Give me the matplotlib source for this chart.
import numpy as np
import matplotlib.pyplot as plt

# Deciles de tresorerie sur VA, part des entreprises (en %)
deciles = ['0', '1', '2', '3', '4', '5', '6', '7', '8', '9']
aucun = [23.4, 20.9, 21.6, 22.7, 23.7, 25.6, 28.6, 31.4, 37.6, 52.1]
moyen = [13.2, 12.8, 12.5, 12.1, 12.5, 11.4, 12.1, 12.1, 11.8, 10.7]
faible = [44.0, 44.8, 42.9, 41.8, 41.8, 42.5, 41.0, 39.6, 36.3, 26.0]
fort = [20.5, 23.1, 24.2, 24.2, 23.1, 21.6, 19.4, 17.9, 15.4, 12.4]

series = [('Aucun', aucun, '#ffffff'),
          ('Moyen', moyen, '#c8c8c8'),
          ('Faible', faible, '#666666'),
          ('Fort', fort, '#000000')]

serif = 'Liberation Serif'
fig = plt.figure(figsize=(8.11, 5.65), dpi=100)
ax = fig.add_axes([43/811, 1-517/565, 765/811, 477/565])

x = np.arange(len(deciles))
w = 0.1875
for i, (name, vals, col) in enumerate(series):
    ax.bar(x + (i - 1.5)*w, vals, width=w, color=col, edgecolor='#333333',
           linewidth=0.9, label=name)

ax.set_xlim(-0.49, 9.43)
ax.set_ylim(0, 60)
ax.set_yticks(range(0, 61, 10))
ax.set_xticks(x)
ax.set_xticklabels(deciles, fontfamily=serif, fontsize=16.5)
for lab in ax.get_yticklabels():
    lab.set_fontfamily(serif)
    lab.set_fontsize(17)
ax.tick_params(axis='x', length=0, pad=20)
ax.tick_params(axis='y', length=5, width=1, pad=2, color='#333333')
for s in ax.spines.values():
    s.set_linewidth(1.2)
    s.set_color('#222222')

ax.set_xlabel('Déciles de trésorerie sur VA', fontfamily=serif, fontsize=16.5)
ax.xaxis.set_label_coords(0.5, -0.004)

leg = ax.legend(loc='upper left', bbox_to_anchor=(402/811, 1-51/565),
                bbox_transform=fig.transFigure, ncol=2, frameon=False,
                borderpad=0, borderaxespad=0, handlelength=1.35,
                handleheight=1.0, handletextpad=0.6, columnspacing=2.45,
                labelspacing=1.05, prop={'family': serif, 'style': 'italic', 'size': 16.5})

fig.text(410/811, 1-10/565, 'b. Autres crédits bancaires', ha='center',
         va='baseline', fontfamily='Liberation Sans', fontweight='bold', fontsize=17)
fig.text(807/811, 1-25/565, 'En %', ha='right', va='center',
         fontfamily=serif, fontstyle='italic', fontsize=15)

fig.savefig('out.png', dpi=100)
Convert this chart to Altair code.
··········
Go through the material above line by line and copy it exactly.

Give me the matplotlib source for this chart.
import numpy as np
import matplotlib.pyplot as plt

# Deciles de tresorerie sur VA, part des entreprises (en %)
deciles = ['0', '1', '2', '3', '4', '5', '6', '7', '8', '9']
aucun = [23.4, 20.9, 21.6, 22.7, 23.7, 25.6, 28.6, 31.4, 37.6, 52.1]
moyen = [13.2, 12.8, 12.5, 12.1, 12.5, 11.4, 12.1, 12.1, 11.8, 10.7]
faible = [44.0, 44.8, 42.9, 41.8, 41.8, 42.5, 41.0, 39.6, 36.3, 26.0]
fort = [20.5, 23.1, 24.2, 24.2, 23.1, 21.6, 19.4, 17.9, 15.4, 12.4]

series = [('Aucun', aucun, '#ffffff'),
          ('Moyen', moyen, '#c8c8c8'),
          ('Faible', faible, '#666666'),
          ('Fort', fort, '#000000')]

serif = 'Liberation Serif'
fig = plt.figure(figsize=(8.11, 5.65), dpi=100)
ax = fig.add_axes([43/811, 1-517/565, 765/811, 477/565])

x = np.arange(len(deciles))
w = 0.1875
for i, (name, vals, col) in enumerate(series):
    ax.bar(x + (i - 1.5)*w, vals, width=w, color=col, edgecolor='#333333',
           linewidth=0.9, label=name)

ax.set_xlim(-0.49, 9.43)
ax.set_ylim(0, 60)
ax.set_yticks(range(0, 61, 10))
ax.set_xticks(x)
ax.set_xticklabels(deciles, fontfamily=serif, fontsize=16.5)
for lab in ax.get_yticklabels():
    lab.set_fontfamily(serif)
    lab.set_fontsize(17)
ax.tick_params(axis='x', length=0, pad=20)
ax.tick_params(axis='y', length=5, width=1, pad=2, color='#333333')
for s in ax.spines.values():
    s.set_linewidth(1.2)
    s.set_color('#222222')

ax.set_xlabel('Déciles de trésorerie sur VA', fontfamily=serif, fontsize=16.5)
ax.xaxis.set_label_coords(0.5, -0.004)

leg = ax.legend(loc='upper left', bbox_to_anchor=(402/811, 1-51/565),
                bbox_transform=fig.transFigure, ncol=2, frameon=False,
                borderpad=0, borderaxespad=0, handlelength=1.35,
                handleheight=1.0, handletextpad=0.6, columnspacing=2.45,
                labelspacing=1.05, prop={'family': serif, 'style': 'italic', 'size': 16.5})

fig.text(410/811, 1-10/565, 'b. Autres crédits bancaires', ha='center',
         va='baseline', fontfamily='Liberation Sans', fontweight='bold', fontsize=17)
fig.text(807/811, 1-25/565, 'En %', ha='right', va='center',
         fontfamily=serif, fontstyle='italic', fontsize=15)

fig.savefig('out.png', dpi=100)
Convert this chart to Altair code.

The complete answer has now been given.